また教育資金や住宅取得資金の贈与に関する特例を利用することで、大きな金額を非課税で贈与することが可能です。
生前贈与を行う際は、自身の生活資金や将来の介護費用を考慮し、無理のない範囲で行うことが重要になります。
生前贈与は、税制改正を完全に回避することはできません。
しかし適切に活用すれば相続税対策として有効な手段となります。
改正内容を理解し、適切に対応することで、生前贈与の効果を最大限に活用できます。
ただし、2023年の税制改正により、その効果が一部制限されることになりました。
こうした税制改正は今後も起こりうるでしょうが、未来のことは予知できません。
このため早期から計画的に贈与を行い贈与の証拠を残すなど、細心の注意を払いながら実施することが大切になります。
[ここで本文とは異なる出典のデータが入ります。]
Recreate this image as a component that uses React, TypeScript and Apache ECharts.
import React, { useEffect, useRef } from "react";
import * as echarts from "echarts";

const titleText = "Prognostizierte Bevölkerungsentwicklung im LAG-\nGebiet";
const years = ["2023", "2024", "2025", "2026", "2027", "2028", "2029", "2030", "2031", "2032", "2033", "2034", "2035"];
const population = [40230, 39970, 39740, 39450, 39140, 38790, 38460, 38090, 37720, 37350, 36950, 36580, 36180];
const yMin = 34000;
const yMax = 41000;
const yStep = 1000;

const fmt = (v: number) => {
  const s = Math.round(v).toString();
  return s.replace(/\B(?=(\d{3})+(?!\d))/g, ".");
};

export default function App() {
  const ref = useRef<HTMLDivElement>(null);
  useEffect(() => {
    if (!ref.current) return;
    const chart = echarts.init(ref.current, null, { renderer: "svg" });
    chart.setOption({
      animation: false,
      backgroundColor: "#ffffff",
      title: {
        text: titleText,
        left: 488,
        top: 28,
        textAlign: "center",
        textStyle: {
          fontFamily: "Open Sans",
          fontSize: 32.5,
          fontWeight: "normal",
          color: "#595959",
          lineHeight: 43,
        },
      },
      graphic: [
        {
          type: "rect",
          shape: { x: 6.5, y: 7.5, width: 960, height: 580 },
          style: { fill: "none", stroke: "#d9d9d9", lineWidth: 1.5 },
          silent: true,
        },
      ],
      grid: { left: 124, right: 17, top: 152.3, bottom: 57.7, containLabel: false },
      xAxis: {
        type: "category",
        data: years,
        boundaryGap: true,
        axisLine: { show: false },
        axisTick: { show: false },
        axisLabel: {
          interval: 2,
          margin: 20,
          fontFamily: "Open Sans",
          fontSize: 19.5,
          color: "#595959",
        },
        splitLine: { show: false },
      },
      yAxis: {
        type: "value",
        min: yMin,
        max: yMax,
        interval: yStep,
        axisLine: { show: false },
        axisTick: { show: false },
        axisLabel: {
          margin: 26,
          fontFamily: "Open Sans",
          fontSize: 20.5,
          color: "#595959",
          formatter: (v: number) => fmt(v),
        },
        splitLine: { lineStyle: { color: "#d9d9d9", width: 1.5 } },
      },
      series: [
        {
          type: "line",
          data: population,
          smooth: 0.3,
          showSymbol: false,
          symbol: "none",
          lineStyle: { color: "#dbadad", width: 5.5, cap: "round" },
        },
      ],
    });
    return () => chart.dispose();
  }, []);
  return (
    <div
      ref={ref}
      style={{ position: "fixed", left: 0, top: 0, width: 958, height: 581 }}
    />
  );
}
また、税制は頻繁に変更されるため、最新の情報を常に確認し、必要に応じて専門家に相談することをおすすめします。
税制改正の主な変更点は以下になります。
2024年1月1日から、生前贈与加算の期間が3年から7年に延長されます。
これにより、亡くなる前7年以内の贈与が相続財産に加算されることになります。
2024年1月1日から、相続時精算課税制度を利用した場合、年間110万円までは贈与税に加え相続税も非課税になります。
生前贈与は相続税対策として効果的な方法ですが、適切に行うためには税理士をはじめとした専門家のサポートが重要です。
生前贈与は複雑な制度のため、専門家のサポートを受けながら進めることで、より効果的な相続税対策が可能になるでしょう。